JC: E a polícia militar, se movimentos externos continuarem unidos aos internos da USP, seria novamente chamada?
Rodas: Primeiro, lembro que na FD foram só movimentos externos. Segundo, a universidade não é uma ilha. De certa forma, é algo que vai continuar acontecendo. Nem é possível dizer que isso não deve acontecer. Mas o que não é aceitável é uma instrumentalização de grupos externos que quer algo que um dos segmentos não queira.

Agora, que não é bom que a polícia entre, é verdade. Eu que fui juiz, sei que o Judiciário existe para que não se precise usar a força. Então, os grupos, nos últimos 20 anos, utilizam-se de piquetes, tomadas, impedimentos do direito de ir e vir, e se dizemos para eles que eles o fazem, eles reconhecem que é violência. Mas eles se explicam: eu faço isso porque é meu único meio para me expressar e mudar as coisas. Eles usam a violência e explicam o por quê. E os dirigentes da universidade, também acabam usando a força.

A reitora usou e eu usei, mas explicamos isso de maneiras distintas. Mas desconsiderando explicações, podemos dizer que é um circulo vicioso que precisa ser mudado. Não será rápido, mas precisa começar.

E como isso pode ser mudado? Temos a saída do Direito Interno. Se alguém impede o exercício do ir e vir, se pede uma ordem judicial, tem que se sair por bem ou por mal.

Precisamos de outra saída, oriunda do Direito Internacional. Em vez de o Estado administrador impor uma resolução legal – e que não é boa que se use na Universidade, que não é um lugar de embate de pessoas, mas de ideias – e usar a força, ele vai discutir tudo em pé de igualdade. Por isso a abertura é importante, mas com um pressuposto para a negociação e a solução de controvérsias: a renúncia à violência. Como no caso do Peru e do Equador, se faz um armistício e a negociação. Mas com prazo, pois não se discutirá por 30 anos.

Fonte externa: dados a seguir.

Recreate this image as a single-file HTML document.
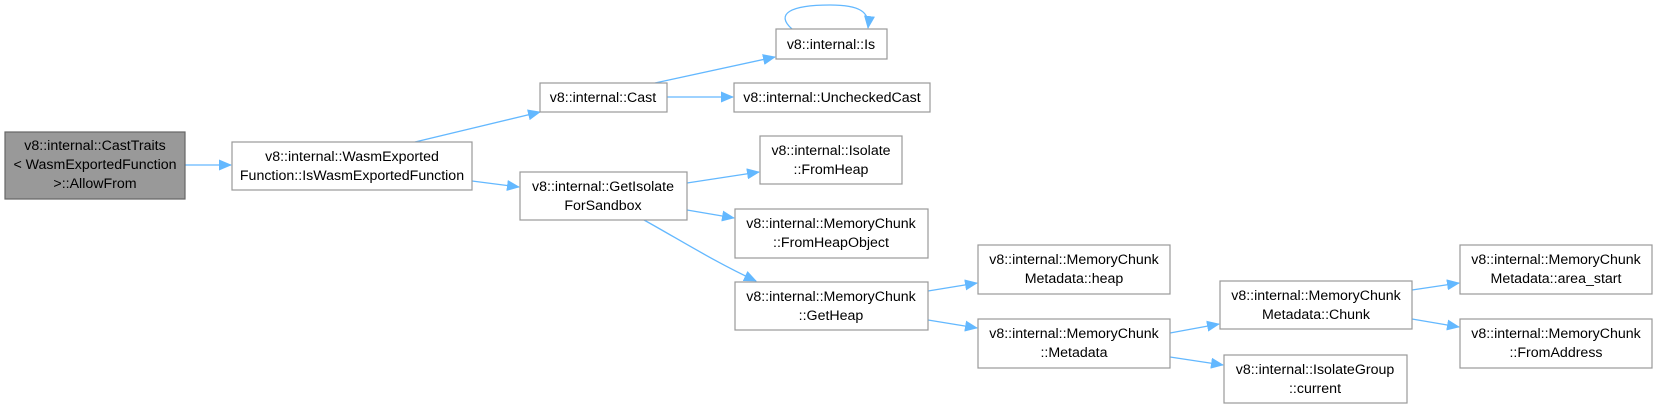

Por isso, faremos reuniões tópicas para discutir assuntos como vestibular, inclusão, a questão das fundações, da parceria público-privada e a questão do poder/eleições na USP. Mas isso não é uma tarefa minha nem pura e simplesmente dos pró-reitores, diretores e CO, é uma tarefa de todos. E não penso que colocando isso está tudo resolvido, mas precisamos encaminhar.